The WI-1 adhesin is indispensable for pathogenicity of Blastomyces dermatitidis and is thought to promote pulmonary infection by fixing yeast to lung tissue and cells. Recent findings suggest that WI-1 confers pathogenicity by mechanisms in addition to adherence. Here, we investigated whether WI-1 modulates host immunity by altering production of pro-inflammatory cytokines. Production of TNF-α in lung alveolar fluids of mice infected with B. dermatitidis was severalfold higher for WI-1 knockout yeast compared with wild-type yeast, and in vitro coculture of unseparated lung cells with these isogenic yeast disclosed similar differences. Upon coculture with purified macrophages and neutrophils, wild-type yeast blocked TNF-α production, yet WI-1 knockout yeast stimulated production. Coating knockout yeast with purified WI-1 converted them from stimulating TNF-α production to inhibiting production. Addition of purified WI-1 into stimulated phagocyte cultures led to concentration-dependent inhibition of TNF-α production. Neutralization of TNF-α in vivo exacerbated experimental pulmonary infection, particularly for the nonpathogenic WI-1 knockout yeast. Inducing increased TNF-α levels in the lung by adenovirus-vectored gene therapy controlled infection with wild-type yeast. Thus, the WI-1 adhesin on yeast modulates host immunity through blocking TNF-α production by phagocytes, which fosters progression of pulmonary infection.

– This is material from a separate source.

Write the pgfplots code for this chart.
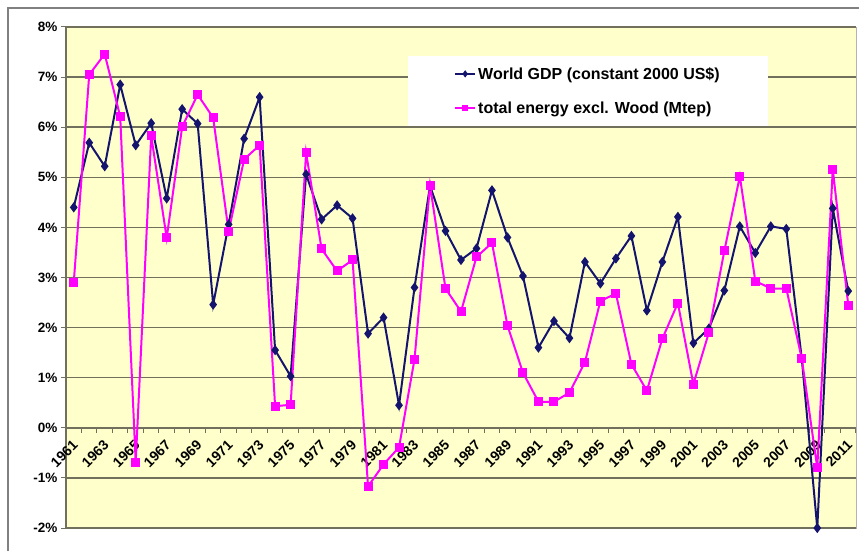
\documentclass[border=0pt]{standalone}
\usepackage{fontspec}
\setmainfont{Liberation Sans}
\usepackage{pgfplots}
\pgfplotsset{compat=1.18}
\definecolor{bgyellow}{RGB}{255,255,204}
\definecolor{gridcol}{RGB}{112,112,92}
\definecolor{gdpcol}{RGB}{20,20,110}
\definecolor{encol}{RGB}{255,0,255}
\definecolor{framecol}{RGB}{128,128,128}

\begin{document}
\begin{tikzpicture}
\useasboundingbox (-66pt,-22pt) rectangle (793pt,528pt);
\draw[framecol,line width=1.5pt] (-58pt,-60pt) rectangle (840pt,520pt);
\begin{axis}[
  scale only axis, width=790pt, height=501pt,
  xmin=1960.5, xmax=2011.5, ymin=-2, ymax=8,
  axis x line*=middle, axis y line*=left,
  axis line style={gridcol,line width=1.2pt,-},
  axis background/.style={fill=bgyellow,draw=framecol!60,line width=0.8pt},
  xtick={1961,1963,...,2011}, major x tick style={draw=none},
  minor xtick={1960.5,1961.5,...,2011.5},
  minor x tick style={gridcol,line width=1pt},
  minor tick length=5pt, major tick length=5pt,
  tick align=outside,
  ytick={-2,-1,...,8},
  yticklabels={-2\%,-1\%,0\%,1\%,2\%,3\%,4\%,5\%,6\%,7\%,8\%},
  ytick style={gridcol,line width=1pt},
  ymajorgrids, grid style={gridcol,line width=1.5pt},
  /pgf/number format/assume math mode=true,
  /pgf/number format/1000 sep={},
  yticklabel style={font=\bfseries\fontsize{13.5}{15}\selectfont},
  xticklabel style={font=\bfseries\fontsize{14}{16}\selectfont,
    xshift=-2pt,yshift=-5pt,rotate=45,anchor=north east,inner sep=1pt},
  clip=false,
  legend style={at={(0.4329,0.9421)},anchor=north west,draw=none,fill=white,
    inner xsep=46pt,inner ysep=9pt,row sep=17pt,
    font=\bfseries\fontsize{16}{18}\selectfont},
  legend cell align=left,
  legend image code/.code={\draw[mark repeat=2,mark phase=2,mark size=2pt] plot coordinates {(0pt,0pt)(10pt,0pt)(20pt,0pt)};},
]
\addplot[gdpcol,line width=2pt,mark=diamond*,mark size=3.5pt] coordinates {
(1961,4.40)(1962,5.69)(1963,5.22)(1964,6.85)(1965,5.64)(1966,6.08)(1967,4.58)
(1968,6.36)(1969,6.07)(1970,2.46)(1971,4.06)(1972,5.77)(1973,6.60)(1974,1.55)
(1975,1.03)(1976,5.06)(1977,4.16)(1978,4.44)(1979,4.18)(1980,1.88)(1981,2.20)
(1982,0.45)(1983,2.80)(1984,4.83)(1985,3.93)(1986,3.35)(1987,3.58)(1988,4.74)
(1989,3.80)(1990,3.03)(1991,1.60)(1992,2.13)(1993,1.79)(1994,3.31)(1995,2.88)
(1996,3.38)(1997,3.83)(1998,2.34)(1999,3.31)(2000,4.21)(2001,1.69)(2002,1.98)
(2003,2.74)(2004,4.02)(2005,3.49)(2006,4.02)(2007,3.97)(2008,1.38)(2009,-2.0)
(2010,4.38)(2011,2.73)};
\addlegendentry{World GDP (constant 2000 US\$)}
\addplot[encol,line width=2pt,mark=square*,mark size=3.5pt] coordinates {
(1961,2.90)(1962,7.05)(1963,7.46)(1964,6.21)(1965,-0.69)(1966,5.83)(1967,3.79)
(1968,6.01)(1969,6.65)(1970,6.19)(1971,3.92)(1972,5.36)(1973,5.64)(1974,0.43)
(1975,0.46)(1976,5.49)(1977,3.57)(1978,3.13)(1979,3.35)(1980,-1.17)(1981,-0.73)
(1982,-0.39)(1983,1.37)(1984,4.84)(1985,2.78)(1986,2.32)(1987,3.41)(1988,3.69)
(1989,2.04)(1990,1.10)(1991,0.52)(1992,0.52)(1993,0.70)(1994,1.31)(1995,2.53)
(1996,2.68)(1997,1.27)(1998,0.74)(1999,1.78)(2000,2.49)(2001,0.87)(2002,1.90)
(2003,3.53)(2004,5.02)(2005,2.93)(2006,2.78)(2007,2.78)(2008,1.38)(2009,-0.80)
(2010,5.16)(2011,2.45)};
\addlegendentry{total energy excl. Wood (Mtep)}
\end{axis}
\end{tikzpicture}
\end{document}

BAD1, an Essential Virulence Factor of Blastomyces dermatitidis, Suppresses Host TNF-α Production Through TGF-β-Dependent and -Independent Mechanisms

We investigated how BAD1, an adhesin and virulence factor of Blastomyces dermatitidis, suppresses phagocyte proinflammatory responses. Wild-type yeast cocultured with murine neutrophils or macrophages prompted release of a soluble factor into conditioned supernatant that abolished TNF-α production in response to the fungus; isogenic, attenuated BAD1 knockout yeast did not have this effect. Phagocytes released 4- to 5-fold more TGF-β in vitro in response to wild-type yeast vs BAD1 knockout yeast. Treatment of inhibitory, conditioned supernatant with anti-TGF-β mAb neutralized detectable TGF-β and restored phagocyte TNF-α production. Similarly, addition of anti-TGF-β mAb into cultures of phagocytes and wild-type yeast reversed BAD1 inhibition of TNF-α production. Conversely, TGF-β treatment of phagocytes cultured with knockout yeast suppressed TNF-α production. Hence, TGF-β mediates BAD1 suppression of TNF-α by wild-type B. dermatitidis cultured in vitro with phagocytes. In contrast to these findings, neutralization of elevated TGF-β levels during experimental pulmonary blastomycosis did not restore BAD1-suppressed TNF-α levels in the lung or ameliorate disease. Soluble BAD1 was found to accumulate in the alveoli of infected mice at levels that suppressed TNF-α production by phagocytes. However, in contrast to yeast cell surface BAD1, which induced TGF-β, soluble BAD1 failed to do so and TNF-α suppression mediated by soluble BAD1 was unaffected by neutralization of TGF-β. Thus, BAD1 of B. dermatitidis induces suppression of TNF-α and progressive infection by both TGF-β-dependent and -independent mechanisms.